Photos and text by Zant O. Scott

"What a hack job!" or "What a waste of a Charger." Wayne Maddox, the owner of this Dodge has heard them all.

"In fact," he explains, "this car wouldn't even be around today if it hadn't been modified."

In early 1966, this Charger was rear-ended and totaled out by the insurance company. Dale Wasinger of Great Dale Housecars bought the wreck--not for parts, but for something altogether different, and the transformation began.

Since 1962, when he created the first Housecar, Dale has been perfecting this conversion process. From 1962 to 1966, he built as many as 56 vehicles. Starting with a late model, low mileage car, totaled due to a rear end or side damage, he stripped the frame of all body parts behind the front clip. Only the front seat and dashboard were left intact.

The frame was then cut behind the front seat and a 3/4 ton Chevy truck frame -- complete with heavy duty springs -- was "spliced" to it. The 8-3/4 rear end was retained in the Charger.

Dale used the word "spliced" to explain the mating of the different frames. What it entailed was welding diagonal plates of steel between the narrow parts of the truck frame to the wider car frame on either side. As a testament to the design's strength, Wasinger related how a Housecar owner drove his machine to and from Alaska.

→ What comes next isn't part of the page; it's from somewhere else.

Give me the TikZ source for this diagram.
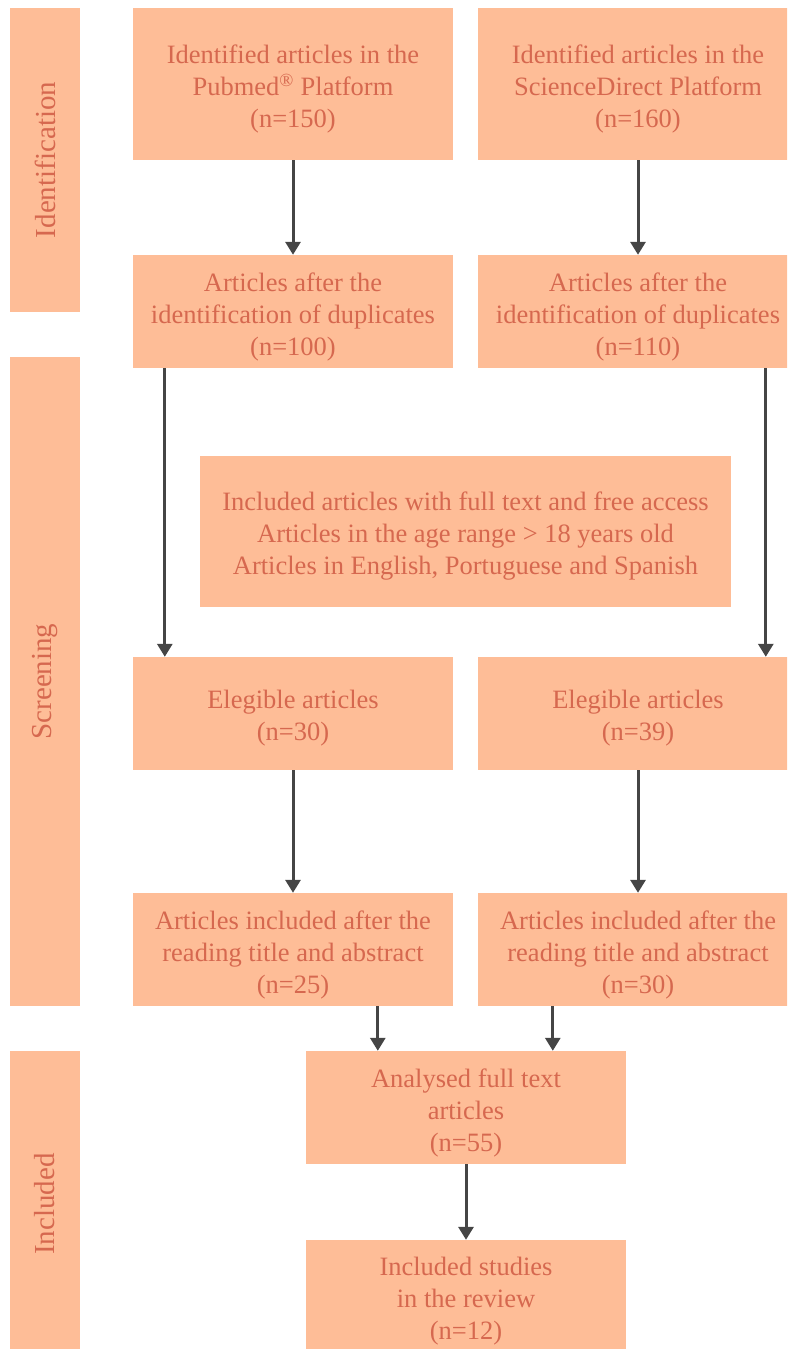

"He came back to my shop to get a replacement windshield and have the frame welds checked, and the welds were good as new.

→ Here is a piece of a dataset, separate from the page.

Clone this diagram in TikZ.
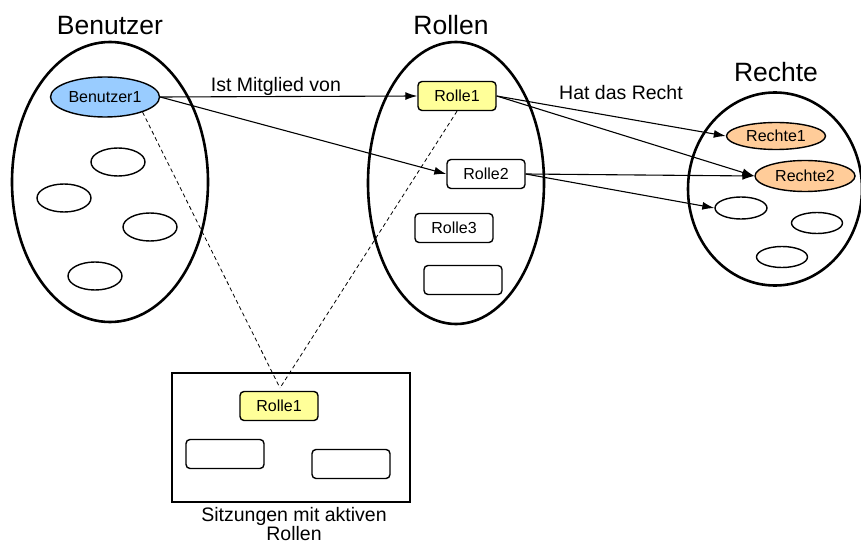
\documentclass[tikz,border=0pt]{standalone}
\usepackage{fontspec}
\setmainfont{Liberation Sans}
\usepackage{tikz}
\usetikzlibrary{positioning,shapes,arrows.meta}
\definecolor{userblue}{RGB}{153,204,255}
\definecolor{roleyellow}{RGB}{255,255,153}
\definecolor{rightorange}{RGB}{255,204,153}

\tikzset{
  setellipse/.style={ellipse, draw, line width=2.6pt, inner sep=0pt},
  settitle/.style={anchor=base, font=\fontsize{26.5}{30}\selectfont},
  item/.style={ellipse, draw, line width=1.4pt, inner sep=0pt, minimum width=54pt, minimum height=28pt, font=\fontsize{16}{18}\selectfont},
  rolebox/.style={rectangle, rounded corners=4pt, draw, line width=1.4pt, minimum width=78pt, minimum height=29pt, inner sep=0pt, font=\fontsize{16}{18}\selectfont},
  member/.style={-{Latex[length=12pt,width=8pt]}, line width=1.1pt},
  linktext/.style={inner sep=0pt, font=\fontsize{19.5}{18}\selectfont},
  activeline/.style={dashed, dash pattern=on 4pt off 3pt, line width=0.8pt}
}

\begin{document}
\begin{tikzpicture}[x=1pt,y=-1pt]
\useasboundingbox (0,0) rectangle (861,545);

% Benutzer set
\node[settitle] (usertitle) at (110,35) {Benutzer};
\node[setellipse, minimum width=196pt, minimum height=280pt] (userset) at (110,182) {};
\node[item, fill=userblue, minimum width=109pt, minimum height=40pt] (user1) at (105,97) {Benutzer1};
\node[item] (user2) at (118,162) {};
\node[item] (user3) at (64,198) {};
\node[item] (user4) at (150,227) {};
\node[item] (user5) at (95,276) {};

% Rollen set
\node[settitle] (roletitle) at (451,35) {Rollen};
\node[setellipse, minimum width=176pt, minimum height=282pt] (roleset) at (456,183) {};
\node[rolebox, fill=roleyellow] (role1) at (457,96) {Rolle1};
\node[rolebox] (role2) at (486,174) {Rolle2};
\node[rolebox] (role3) at (454,228) {Rolle3};
\node[rolebox] (role4) at (463,280) {};

% Rechte set
\node[settitle] (righttitle) at (776,82) {Rechte};
\node[setellipse, minimum width=174pt, minimum height=193pt] (rightset) at (775,189) {};
\node[item, fill=rightorange, minimum width=99pt, minimum height=27pt] (right1) at (776,136) {Rechte1};
\node[item, fill=rightorange, minimum width=100pt, minimum height=31pt] (right2) at (805,176) {Rechte2};
\node[item, minimum width=52pt, minimum height=22pt] (right3) at (741,208) {};
\node[item, minimum width=51pt, minimum height=21pt] (right4) at (817,223) {};
\node[item, minimum width=51pt, minimum height=21pt] (right5) at (782,257) {};

% Session with active roles
\node[draw, line width=2.6pt, minimum width=238pt, minimum height=129pt, inner sep=0pt] (session) at (291,437.5) {};
\node[rolebox, fill=roleyellow] (srole1) at (279,406) {Rolle1};
\node[rolebox] (srole2) at (225,454) {};
\node[rolebox] (srole3) at (351,464) {};
\node[linktext, align=center, font=\fontsize{19.5}{17}\selectfont] (sessiontext) at (294,524) {Sitzungen mit aktiven\\Rollen};

% Arrows between the sets
\draw[member] (user1.east) -- node[linktext, above, pos=0.45] (membertext) {Ist Mitglied von} (role1.west);
\draw[member] (user1.east) -- (role2.west);
\draw[member] (role1.east) -- (right1.west);
\draw[member] (role1.east) -- (right2.west);
\draw[member] (role2.east) -- (right2.west);
\draw[member] (role2.east) -- (right3.west);
\node[linktext, anchor=base] (righttext) at (621,100) {Hat das Recht};

% Dashed lines down to the session
\coordinate (meet) at (280,388);
\draw[activeline] (user1.-22) -- (meet);
\draw[activeline] (role1.south) -- (meet);
\end{tikzpicture}
\end{document}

Channel iron was added to the car's frame, to support wood and aluminum pieces of a camper component and assembled by Wasinger and his wife. Dale explains that most of the camper parts were supplied by Mitchell's, a camper and trailer builder in Denver, Colorado.

To make the camper and car fit together, Dale made a cowl and a windshield of his own design. After the third vehicle, he standardized these parts, making them interchangeable from unit to unit.

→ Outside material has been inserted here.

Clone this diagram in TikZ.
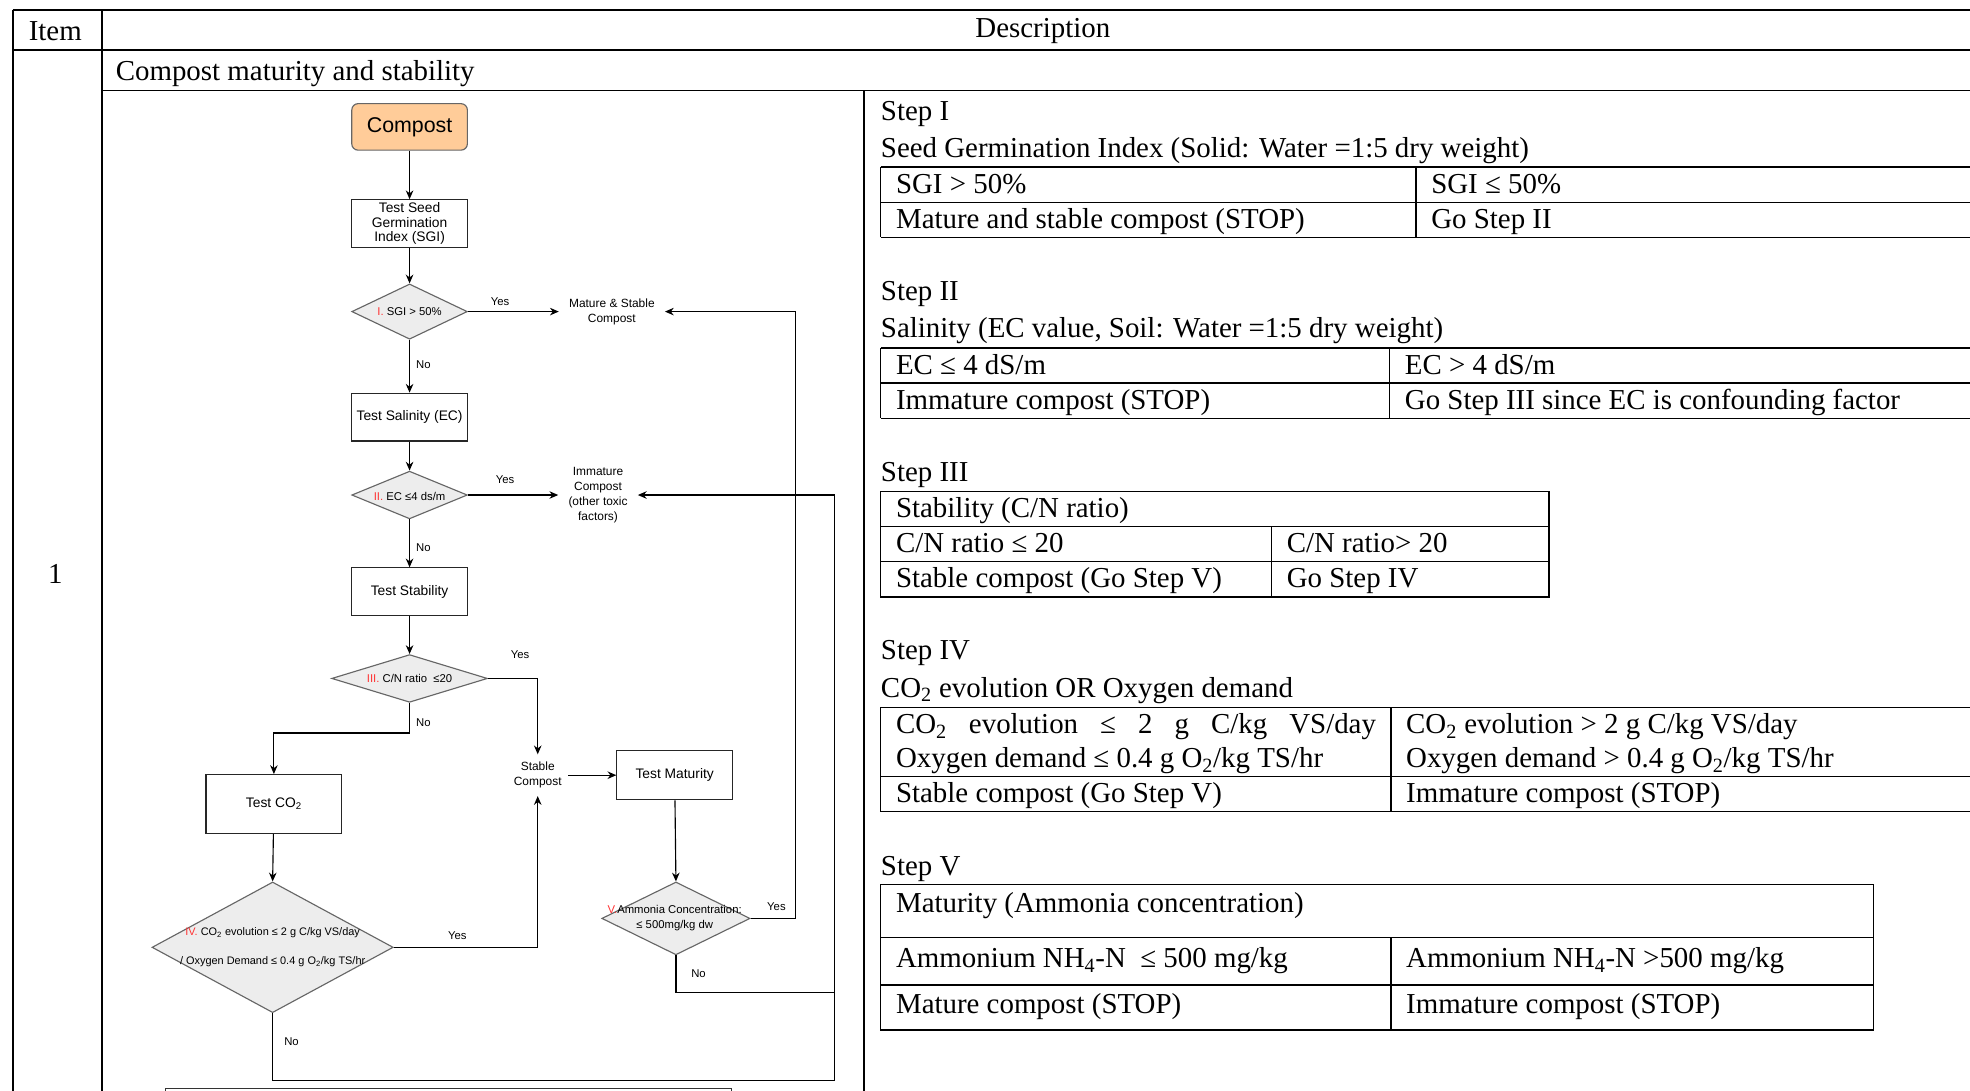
\documentclass[tikz,border=0pt]{standalone}
\usepackage{fontspec}
\setmainfont{Liberation Serif}
\newfontfamily\arial{Liberation Sans}
\usetikzlibrary{shapes.geometric,arrows.meta}
\definecolor{peach}{HTML}{FFCC99}
\definecolor{redtx}{HTML}{FF3333}
\newcommand{\rd}[1]{\textcolor{redtx}{#1}}
\begin{document}
\begin{tikzpicture}[x=1pt,y=-1pt,
  box/.style={draw=black!85, line width=0.9pt, fill=white, inner sep=0pt, align=center, font=\arial\fontsize{11}{11.5}\selectfont},
  dia/.style={shape=diamond, draw=black!60, fill=black!7, line width=0.9pt, inner sep=0pt},
  dtext/.style={inner sep=0pt, align=center, font=\arial\fontsize{9}{12}\selectfont},
  lbl/.style={inner sep=0pt, font=\arial\fontsize{9}{10}\selectfont},
  outl/.style={inner xsep=8pt, inner ysep=2pt, align=center, font=\arial\fontsize{9.5}{12}\selectfont},
  arr/.style={-{Stealth[length=7pt,width=6pt]}, line width=0.9pt},
  conn/.style={line width=0.9pt},
  tline/.style={line width=1.5pt},
  cline/.style={line width=1.2pt},
  tt/.style={anchor=base west, inner sep=0pt, font=\fontsize{23}{27}\selectfont},
  tc/.style={inner sep=0pt, font=\fontsize{23}{27}\selectfont}]
\useasboundingbox (0,0) rectangle (1568,868);
\clip (0,0) rectangle (1568,868);
\fill[white] (0,0) rectangle (1568,868);

% ---- outer table ----
\draw[tline] (10,8) -- (1580,8);
\draw[tline] (10,40) -- (1580,40);
\draw[tline] (81,72) -- (1580,72);
\draw[tline] (10,8) -- (10,880);
\draw[tline] (81,8) -- (81,880);
\draw[tline] (688,72) -- (688,880);
\node[tc] (hitem) at (44,25) {Item};
\node[tc] (hdesc) at (830,25) {Description};
\node[tt] (hcomp) at (92,64) {Compost maturity and stability};
\node[tc] (hone) at (44,457) {1};

% ---- flowchart ----
\node[draw=black!60, line width=0.9pt, fill=peach, rounded corners=5pt, minimum width=92pt, minimum height=37pt, inner sep=0pt, font=\arial\fontsize{17}{18}\selectfont] (comp) at (326,101) {Compost};
\node[box, minimum width=92pt, minimum height=38pt] (sgi) at (326,178) {Test Seed\\Germination\\Index (SGI)};
\node[dia, minimum width=92pt, minimum height=44pt] (d1) at (326,248) {};
\node[dtext] (d1t) at (326,248) {\rd{I.} SGI > 50\%};
\node[outl] (mat) at (487,248) {Mature \& Stable\\Compost};
\node[box, minimum width=92pt, minimum height=38pt] (sal) at (326,332) {Test Salinity (EC)};
\node[dia, minimum width=92pt, minimum height=38pt] (d2) at (326,394) {};
\node[dtext] (d2t) at (326,395) {\rd{II.} EC ≤4 ds/m};
\node[outl] (imm) at (476,394) {Immature\\Compost\\(other toxic\\factors)};
\node[box, minimum width=92pt, minimum height=38pt] (stab) at (326,471) {Test Stability};
\node[dia, minimum width=124pt, minimum height=38pt] (d3) at (326,540) {};
\node[dtext] (d3t) at (326,540) {\rd{III.} C/N ratio\ \ ≤20};
\node[outl, inner xsep=5pt, inner ysep=6pt] (stc) at (428,617) {Stable\\Compost};
\node[box, minimum width=108pt, minimum height=47pt] (co2) at (218,640) {Test CO\textsubscript{2}};
\node[dia, minimum width=192pt, minimum height=104pt] (d4) at (217,754) {};
\node[dtext, font=\arial\fontsize{8.7}{23}\selectfont] (d4t) at (217,754) {\rd{IV.} CO\textsubscript{2} evolution ≤ 2 g C/kg VS/day\\/ Oxygen Demand ≤ 0.4 g O\textsubscript{2}/kg TS/hr};
\node[box, minimum width=92pt, minimum height=39pt] (tmat) at (537,617) {Test Maturity};
\node[dia, minimum width=118pt, minimum height=58pt] (d5) at (538,731) {};
\node[dtext] (d5t) at (537,731) {\rd{V.}Ammonia Concentration:\\≤ 500mg/kg dw};
\node[draw=black!80, line width=1pt, minimum width=451pt, minimum height=40pt, inner sep=0pt, anchor=north west] (nextbox) at (131,866) {};

\coordinate (c1) at (664,860);
\coordinate (c2) at (633,731);
\coordinate (c3) at (664,790);

\draw[arr] (comp) -- (sgi);
\draw[arr] (sgi) -- (d1.north);
\draw[arr] (d1.east) -- (mat.west);
\draw[arr] (d1.south) -- (sal.north);
\draw[arr] (sal) -- (d2.north);
\draw[arr] (d2.east) -- (imm.west);
\draw[arr] (d2.south) -- (stab.north);
\draw[arr] (stab) -- (d3.north);
\draw[arr] (d3.east) -| (stc.north);
\draw[arr] (d3.south) -- ++(0,24) -| (co2.north);
\draw[arr] (co2) -- (d4.north);
\draw[arr] (d4.east) -| (stc.south);
\draw[arr] (d4.south) |- (c1) |- (imm.east);
\draw[arr] (stc.east) -- (tmat.west);
\draw[arr] (tmat) -- (d5.north);
\draw[arr] (d5.east) -- (c2) |- (mat.east);
\draw[conn] (d5.south) |- (c3);

\node[lbl] (y1) at (398,240) {Yes};
\node[lbl] (n1) at (337,290) {No};
\node[lbl] (y2) at (402,382) {Yes};
\node[lbl] (n2) at (337,436) {No};
\node[lbl] (y3) at (414,521) {Yes};
\node[lbl] (n3) at (337,575) {No};
\node[lbl] (y4) at (364,745) {Yes};
\node[lbl] (n4) at (232,829) {No};
\node[lbl] (y5) at (618,722) {Yes};
\node[lbl] (n5) at (556,775) {No};

% ---- Step I ----
\node[tt] (s1) at (701,96) {Step I};
\node[tt] (s1a) at (701,125) {Seed Germination Index (Solid: Water =1:5 dry weight)};
\draw[cline] (701,133) -- (1580,133) (701,161) -- (1580,161) (701,189) -- (1580,189);
\draw[cline] (701,133) -- (701,189) (1127,133) -- (1127,189);
\node[tt] (s1b) at (713,154) {SGI > 50\%};
\node[tt] (s1c) at (1139,154) {SGI ≤ 50\%};
\node[tt] (s1d) at (713,182) {Mature and stable compost (STOP)};
\node[tt] (s1e) at (1139,182) {Go Step II};

% ---- Step II ----
\node[tt] (s2) at (701,239) {Step II};
\node[tt] (s2a) at (701,269) {Salinity (EC value, Soil: Water =1:5 dry weight)};
\draw[cline] (701,277) -- (1580,277) (701,305) -- (1580,305) (701,333) -- (1580,333);
\draw[cline] (701,277) -- (701,333) (1106,277) -- (1106,333);
\node[tt] (s2b) at (713,298) {EC ≤ 4 dS/m};
\node[tt] (s2c) at (1118,298) {EC > 4 dS/m};
\node[tt] (s2d) at (713,326) {Immature compost (STOP)};
\node[tt] (s2e) at (1118,326) {Go Step III since EC is confounding factor};

% ---- Step III ----
\node[tt] (s3) at (701,383) {Step III};
\draw[cline] (701,391) rectangle (1233,475);
\draw[cline] (701,419) -- (1233,419) (701,447) -- (1233,447) (1012,419) -- (1012,475);
\node[tt] (s3a) at (713,412) {Stability (C/N ratio)};
\node[tt] (s3b) at (713,440) {C/N ratio ≤ 20};
\node[tt] (s3c) at (1024,440) {C/N ratio> 20};
\node[tt] (s3d) at (713,468) {Stable compost (Go Step V)};
\node[tt] (s3e) at (1024,468) {Go Step IV};

% ---- Step IV ----
\node[tt] (s4) at (701,525) {Step IV};
\node[tt] (s4a) at (701,555) {CO\textsubscript{2} evolution OR Oxygen demand};
\draw[cline] (701,563) -- (1580,563) (701,618) -- (1580,618) (701,646) -- (1580,646);
\draw[cline] (701,563) -- (701,646) (1107,563) -- (1107,646);
\node[tt] (s4b) at (713,584) {\makebox[382pt][s]{CO\textsubscript{2} evolution ≤ 2 g C/kg VS/day}};
\node[tt] (s4c) at (713,611) {Oxygen demand ≤ 0.4 g O\textsubscript{2}/kg TS/hr};
\node[tt] (s4d) at (1119,584) {CO\textsubscript{2} evolution > 2 g C/kg VS/day};
\node[tt] (s4e) at (1119,611) {Oxygen demand > 0.4 g O\textsubscript{2}/kg TS/hr};
\node[tt] (s4f) at (713,639) {Stable compost (Go Step V)};
\node[tt] (s4g) at (1119,639) {Immature compost (STOP)};

% ---- Step V ----
\node[tt] (s5) at (701,697) {Step V};
\draw[cline] (701,704) rectangle (1491,820);
\draw[cline] (701,746) -- (1491,746) (701,784) -- (1491,784) (1107,746) -- (1107,820);
\node[tt] (s5a) at (713,726) {Maturity (Ammonia concentration)};
\node[tt] (s5b) at (713,770) {Ammonium NH\textsubscript{4}-N\ \ ≤ 500 mg/kg};
\node[tt] (s5c) at (1119,770) {Ammonium NH\textsubscript{4}-N >500 mg/kg};
\node[tt] (s5d) at (713,807) {Mature compost (STOP)};
\node[tt] (s5e) at (1119,807) {Immature compost (STOP)};
\end{tikzpicture}
\end{document}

Once this vehicle was complete, it was retitled and given a new VIN number. The 1966 Charger and 1965 Coronet were the only two Mopars he used.

Wayne Maddox allowed me to drive his Housecar to the Mopars at Thunder Mountain meet at Bandimere Speedway for the weekend. What a ride!! To get inside the car, there's a ground -level driver's door and an upright camper door on the passenger's side.

The two front bucket seats divided by a console and facing the expanded two-piece windshield gives a feeling of being in the cockpit of an airplane. Yet, the dash instruments, the ribbed maroon seat upholstery and the long white hood and chrome bordering either side reminds you--you're in a Charger.

Driving the machine about twenty miles, mostly on the interstate, I found the 31,0000 mile, 361 four barrel more than adequate to reach highway speeds. The engine labored very little going up hills even pulling the weight of about 5,000 pounds. To put it into perspective, a 1971 Imperial 4-door with three or four passengers weighs about that much.

I even passed some folks in a four-cylinder econo-box, side mounted duel exhaust rumbling as the Charger pulled by.

Once the Saturday night racing had ended [at Bandimere Speedway], I drove up to the track's pit area and got ready to sleep. All afternoon I'd taken advantage of the camper's many amenities...the dual sofas around a table, a refrigerator and a sink. Had I wanted to cook, the Housecar has three gas burners over a small oven, but now it was time to sleep. In a cupboard I found sheets, pillows and a comforter to cover a mattress above the bucket seats in a sleeping compartment. I slept surprisingly well, even at 6' 2" I could stretch out completely.

The next morning, the pits were full of anything Mopar that you could imagine, but racing was the main activity. Parked in a premiere spot by the concession stand, the Charger raised quite a few eyebrows, but didn't get the kind of enthusiasm I thought it might.

Even my AMC friends thought it was "goofy" (Like they should talk!)

At first glance, the vehicle does look like somebody's backyard project, but looking closer reveals quite a professional job. One gentleman even argued with me saying, "I know what this is; it's a kit!"

I couldn't convince him otherwise. Maybe some would still see it as a "hack job", but nobody can say it's a waste of a Charger. This Dodge had already been totaled.